LUNa
Mois de la Photo. Gate 20-21. Portraits
Si le travail de LUNa s’inscrit résolument dans la filiation de femmes artistes engagées dans le double rapport au corps et à l’altérité, depuis Gina Pane — pour le geste performatif — jusqu’à Sophie Calle — pour le jeu de la rencontre et les porosités entre réalité et fiction, images et textes—, en passant par la radicalité de Valie Export, et l’humanisme de Nan Goldin. Elle enracine néanmoins son œuvre dans des questionnements jalonnant toute l’histoire de l’art, et particulièrement depuis la Renaissance, tels que ceux liés à l’image et à la notion de représentation.
Pour LUNa, le traitement formel de l’image revêt une importance particulière, qu’elle considère comme indissociable de son approche signifiante. Au travers de l’utilisation des nouvelles technologies, et en particulier les possibilités de l’image numérique — qui interrogent les notions de statut d’auteur et d’image, mais aussi les genres artistiques — elle réinjecte une dimension créative à l’image, dans un travail de réappropriation picturale, de traitement ou de remonétisation de l’image.
Dans la série photographique Gate 20-21, elle se met en scène dans un aéroport — lieu des croisements et des possibles par excellence —, dans des situations du quotidien.
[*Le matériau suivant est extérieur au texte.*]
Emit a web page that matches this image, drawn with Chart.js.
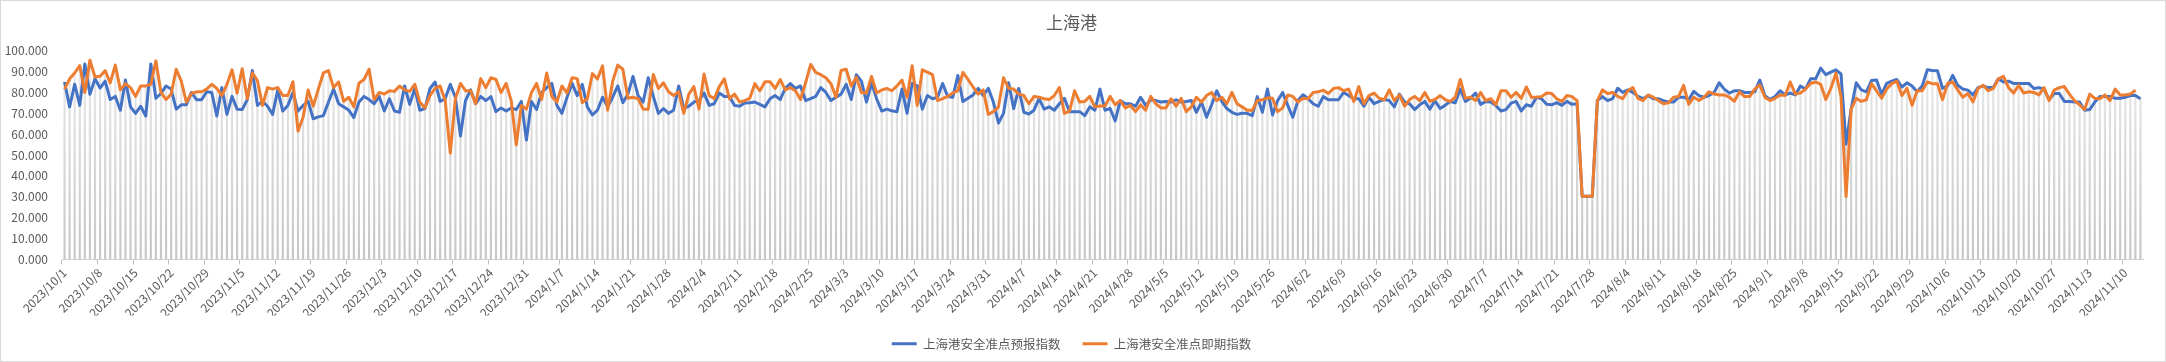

Elle interprète alors la définition léonardienne de l’œuvre en «Cosa mentale», par laquelle l’artiste, maîtresse de la représentation, introduit le spectateur dans le double espace ambiguë du réel et de la fiction.
Dans ses photographies numériquement travaillées et étrangement picturales, LUNa crée des réalités fictionnelles, ou des fictions réelles, lance des pistes, sème des indices, prépare ses plans, ménage les non-dits: un lieu, un lit défait, une attente, une femme dans un aéroport, une rencontre, les mots du désir, un regard. Au spectateur de produire les sous-textes, de reconstituer avec sa propre histoire les supposés fictionnels. Glissements perpétuels entre ces deux dimensions, ses œuvres laissent toujours ouvertes les possibilités spéculatives et les perspectives. Chacune d’entre elle fonctionne comme une sorte de contemporaine «tavoletta de Brunelleschi», un œilleton par lequel se rencontrent l’œuvre et la réalité, le construit et le visible, l’universel et l’intime.